A perfect balance of salty and sweet, this dessert is perfectly sized and ready for a crowd
Prep Time 30 minutes
Cook Time 8 minutes
chill time 1 hour
Course Dessert
Servings 60 pieces

Equipment

  • food processor optional

Ingredients
  

  • 15 whole graham crackers
  • 5 tbsp melted butter
  • cup sugar
  • salt a pinch of salt for the crust and a pinch for the cheesecake filling
  • 8 oz cream cheese softened
  • 1 cup powdered sugar
  • 1 cup peanut butter
  • 1 tsp vanilla
  • 1 cup heavy cream chilled
  • Whipped Cream cool whip, homemade, canned

Instructions
 

  • Preheat the oven to 350 degrees. Line a mini cupcake tin with disposable liners.
  • In a food processor, combine 15 whole graham crackers, 5 tbsp melted butter, ⅓ cup of sugar, and a pinch of salt. (Alternatively, you can crush the graham crackers and combine all the ingredients by hand in a bowl.)
  • Place about 2 tsp of the graham cracker mixture into the mini cupcake tin and push down with the back of a spoon.
  • Bake at 350 for 8 minutes.

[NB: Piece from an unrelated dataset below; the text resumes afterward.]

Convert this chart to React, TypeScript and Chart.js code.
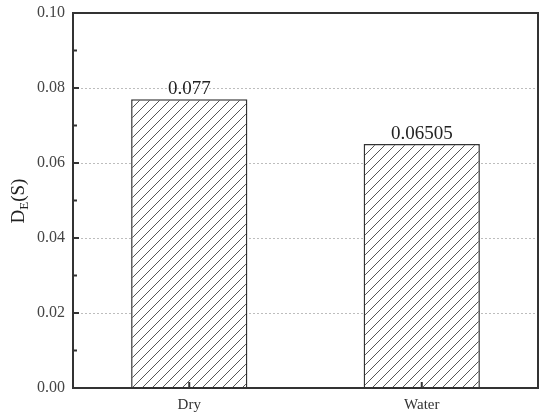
import React, { useEffect, useRef } from 'react';
import { Chart, registerables } from 'chart.js';

Chart.register(...registerables);

const categories = ['Dry', 'Water'];
const values = [0.077, 0.06505];
const valueLabels = ['0.077', '0.06505'];
const majorTicks = [0, 0.02, 0.04, 0.06, 0.08, 0.1];
const minorTicks = [0.01, 0.03, 0.05, 0.07, 0.09];

const SERIF = '"Liberation Serif", "Times New Roman", "DejaVu Serif", serif';

function makeHatch(): CanvasPattern | string {
  const s = 10;
  const c = document.createElement('canvas');
  c.width = s;
  c.height = s;
  const g = c.getContext('2d');
  if (!g) return '#fff';
  g.fillStyle = '#ffffff';
  g.fillRect(0, 0, s, s);
  g.strokeStyle = '#555555';
  g.lineWidth = 1;
  g.beginPath();
  g.moveTo(-1, s + 1);
  g.lineTo(s + 1, -1);
  g.moveTo(-1, 1);
  g.lineTo(1, -1);
  g.moveTo(s - 1, s + 1);
  g.lineTo(s + 1, s - 1);
  g.stroke();
  return g.createPattern(c, 'repeat') || '#fff';
}

const decorPlugin = {
  id: 'decor',
  beforeDatasetsDraw(chart: any) {
    const { ctx, chartArea, scales } = chart;
    const { left, right } = chartArea;
    const y = scales.y;
    ctx.save();
    ctx.strokeStyle = '#bdbdbd';
    ctx.lineWidth = 1;
    ctx.setLineDash([2, 2]);
    majorTicks.forEach((v) => {
      if (v === 0 || v === 0.1) return;
      const py = Math.round(y.getPixelForValue(v)) + 0.5;
      ctx.beginPath();
      ctx.moveTo(left, py);
      ctx.lineTo(right, py);
      ctx.stroke();
    });
    ctx.restore();
  },
  afterDatasetsDraw(chart: any) {
    const { ctx, chartArea, scales } = chart;
    const { left, right, top, bottom } = chartArea;
    const x = scales.x;
    const y = scales.y;
    ctx.save();
    // value labels
    const meta = chart.getDatasetMeta(0);
    ctx.font = '19px ' + SERIF;
    ctx.fillStyle = '#222';
    ctx.textAlign = 'center';
    ctx.textBaseline = 'bottom';
    meta.data.forEach((bar: any, i: number) => {
      ctx.fillText(valueLabels[i], bar.x, bar.y - 1);
    });
    // frame
    ctx.strokeStyle = '#333';
    ctx.lineWidth = 2;
    ctx.strokeRect(left, top, right - left, bottom - top);
    // y ticks (inward)
    majorTicks.forEach((v) => {
      const py = y.getPixelForValue(v);
      ctx.beginPath();
      ctx.moveTo(left, py);
      ctx.lineTo(left + 6, py);
      ctx.stroke();
    });
    minorTicks.forEach((v) => {
      const py = y.getPixelForValue(v);
      ctx.beginPath();
      ctx.moveTo(left, py);
      ctx.lineTo(left + 4, py);
      ctx.stroke();
    });
    // x ticks (inward)
    categories.forEach((_, i) => {
      const px = x.getPixelForValue(i);
      ctx.beginPath();
      ctx.moveTo(px, bottom);
      ctx.lineTo(px, bottom - 6);
      ctx.stroke();
    });
    // y title D_E(S)
    ctx.translate(18, 201);
    ctx.rotate(-Math.PI / 2);
    ctx.fillStyle = '#222';
    ctx.textAlign = 'left';
    ctx.textBaseline = 'alphabetic';
    const big = '19px ' + SERIF;
    const small = '13px ' + SERIF;
    ctx.font = big;
    const wD = ctx.measureText('D').width;
    const wS = ctx.measureText('(S)').width;
    ctx.font = small;
    const wE = ctx.measureText('E').width;
    const total = wD + wE + wS;
    let cx = -total / 2;
    ctx.font = big;
    ctx.fillText('D', cx, 6);
    cx += wD;
    ctx.font = small;
    ctx.fillText('E', cx, 10);
    cx += wE;
    ctx.font = big;
    ctx.fillText('(S)', cx, 6);
    ctx.restore();
  },
};

export default function App() {
  const ref = useRef<HTMLCanvasElement | null>(null);
  useEffect(() => {
    if (!ref.current) return;
    const hatch = makeHatch();
    const chart = new Chart(ref.current, {
      type: 'bar',
      data: {
        labels: categories,
        datasets: [
          {
            data: values,
            backgroundColor: hatch as any,
            borderColor: '#333',
            borderWidth: 1.5,
            barPercentage: 0.5,
            categoryPercentage: 1.0,
          },
        ],
      },
      options: {
        responsive: false,
        animation: false,
        devicePixelRatio: 1,
        layout: { padding: { left: 0, right: 12, top: 13, bottom: 0 } },
        plugins: { legend: { display: false }, tooltip: { enabled: false } },
        scales: {
          x: {
            grid: { display: false, drawTicks: false },
            border: { display: false },
            ticks: {
              padding: 8,
              color: '#333',
              font: { family: SERIF, size: 15 },
            },
            afterFit: (s: any) => {
              s.height = 30;
              s.paddingLeft = 0;
              s.paddingRight = 0;
            },
          },
          y: {
            min: 0,
            max: 0.1,
            grid: { display: false, drawTicks: false },
            border: { display: false },
            ticks: {
              stepSize: 0.02,
              padding: 8,
              color: '#444',
              font: { family: SERIF, size: 16 },
              callback: (v: any) => Number(v).toFixed(2),
            },
            afterFit: (s: any) => {
              s.width = 73;
              s.paddingTop = 0;
              s.paddingBottom = 0;
            },
          },
        },
      },
      plugins: [decorPlugin],
    });
    return () => chart.destroy();
  }, []);
  return (
    <div style={{ position: 'fixed', left: 0, top: 0, width: 550, height: 418, background: '#fff' }}>
      <canvas ref={ref} width={550} height={418} />
    </div>
  );
}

When done, allow to rest on the counter for a few minutes before filling with the cream cheese mixture.
  • In the food processor (or in a bowl and mix by hand), add the cheesecake filling ingredients ( 8 ounces cream cheese, softened, 1 cup powdered sugar, 1 cup peanut butter, 1 tsp vanilla, a pinch of salt, and 1 cup of heavy cream). Blend together until fully incorporated. This took about five minutes.
  • Scoop spoonfuls of the mixture into the cooled down cupcake tins. I filled the liners 3/4 of the way and had quite a bit left over, you can fill to almost the top of the liners.
  • Place covered in the fridge for at least an hour or until ready to serve.
  • Top with whipped cream prior to serving.